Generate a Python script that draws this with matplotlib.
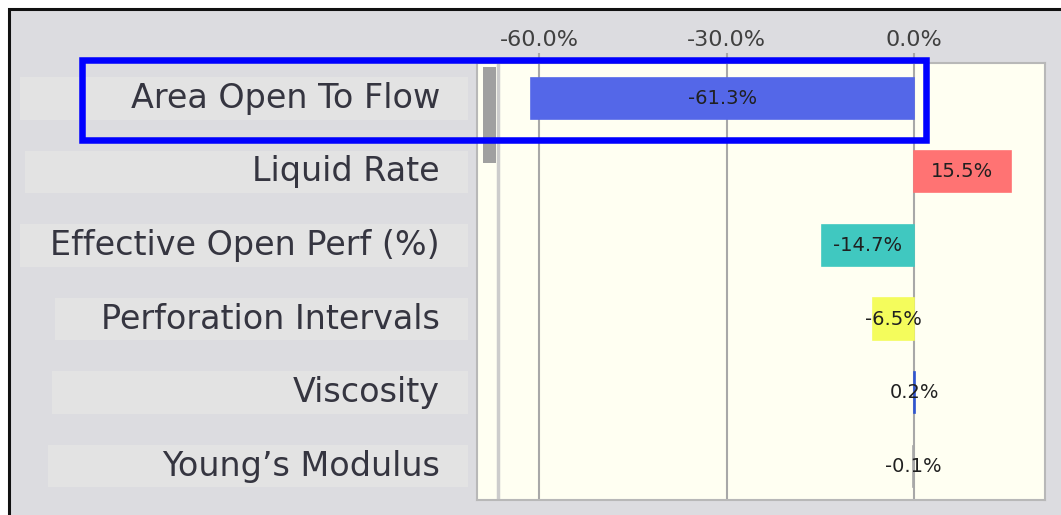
import matplotlib.pyplot as plt
from matplotlib.patches import Rectangle
from matplotlib.transforms import blended_transform_factory

# data
categories = ["Area Open To Flow", "Liquid Rate", "Effective Open Perf (%)",
              "Perforation Intervals", "Viscosity", "Young\u2019s Modulus"]
values = [-61.3, 15.5, -14.7, -6.5, 0.2, -0.1]
bar_colors = ["#5467e8", "#ff7373", "#40c8c0", "#f4fc5c", "#2f55d0", "#a8a8a8"]
tick_values = [-60, -30, 0]

# layout (pixels of the 1061x515 canvas)
W, H = 1061, 515
box_left = [20, 25, 20, 55, 52, 48]

fig = plt.figure(figsize=(W / 100, H / 100), dpi=100, facecolor="white")

# outer panel with black left/top border
fig.add_artist(Rectangle((8.5 / W, -0.1), 1.2, (H - 9.5) / H + 0.1,
                         transform=fig.transFigure, facecolor="#dcdce0",
                         edgecolor="#111111", lw=2.2, zorder=-10))

ax = fig.add_axes([477 / W, 15 / H, 568 / W, 437 / H])
ax.set_facecolor("#fffff2")

rows = range(len(categories))
ax.barh(rows, values, height=0.56, color=bar_colors, edgecolor=bar_colors,
        linewidth=1.2, zorder=3)

for i, v in enumerate(values):
    ax.text(v / 2, i, f"{v:.1f}%", ha="center", va="center", fontsize=14,
            color="#202020", zorder=4)

ax.set_xlim(-70, 21)
ax.set_ylim(5.46, -0.48)
ax.set_xticks(tick_values)
ax.set_xticklabels([f"{t:.1f}%" for t in tick_values])
ax.set_yticks([])
ax.tick_params(axis="x", top=True, bottom=False, labeltop=True,
               labelbottom=False, length=7, width=1.5, color="#a8a8a8",
               labelsize=16, labelcolor="#404040", pad=2)
ax.grid(axis="x", color="#a8a8a8", lw=1.5)
ax.set_axisbelow(True)
ax.axvline(-66.6, color="#cccccc", lw=2.5, zorder=1)
for s in ax.spines.values():
    s.set_color("#b8b8b8")
    s.set_linewidth(1.5)

# scrollbar stub
ax.add_patch(Rectangle((0.0106, 0.771), 0.023, 0.22, transform=ax.transAxes,
                       facecolor="#a0a0a0", edgecolor="none", zorder=5))

# category labels with light boxes
trans = blended_transform_factory(fig.transFigure, ax.transData)
for i, name in enumerate(categories):
    fig.add_artist(Rectangle((box_left[i] / W, i - 0.29), (468 - box_left[i]) / W, 0.58,
                             transform=trans, facecolor="#e3e3e3",
                             edgecolor="none", zorder=-5))
    ax.text(440 / W, i, name, transform=trans, ha="right", va="center",
            fontsize=24, color="#353540", clip_on=False)

# blue highlight around first row
fig.add_artist(Rectangle((82 / W, 1 - 140 / H), (926 - 82) / W, 80 / H,
                         transform=fig.transFigure, fill=False,
                         edgecolor="#0000ff", lw=4.7, zorder=10))

plt.savefig("out.png", dpi=100, facecolor=fig.get_facecolor())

> Task requirements: Leave the pictures out and reproduce exactly the lines from the top of the listing above through the line with "from matplotlib.transforms import".

> Correct answer:
Generate a Python script that draws this with matplotlib.
import matplotlib.pyplot as plt
from matplotlib.patches import Rectangle
from matplotlib.transforms import blended_transform_factory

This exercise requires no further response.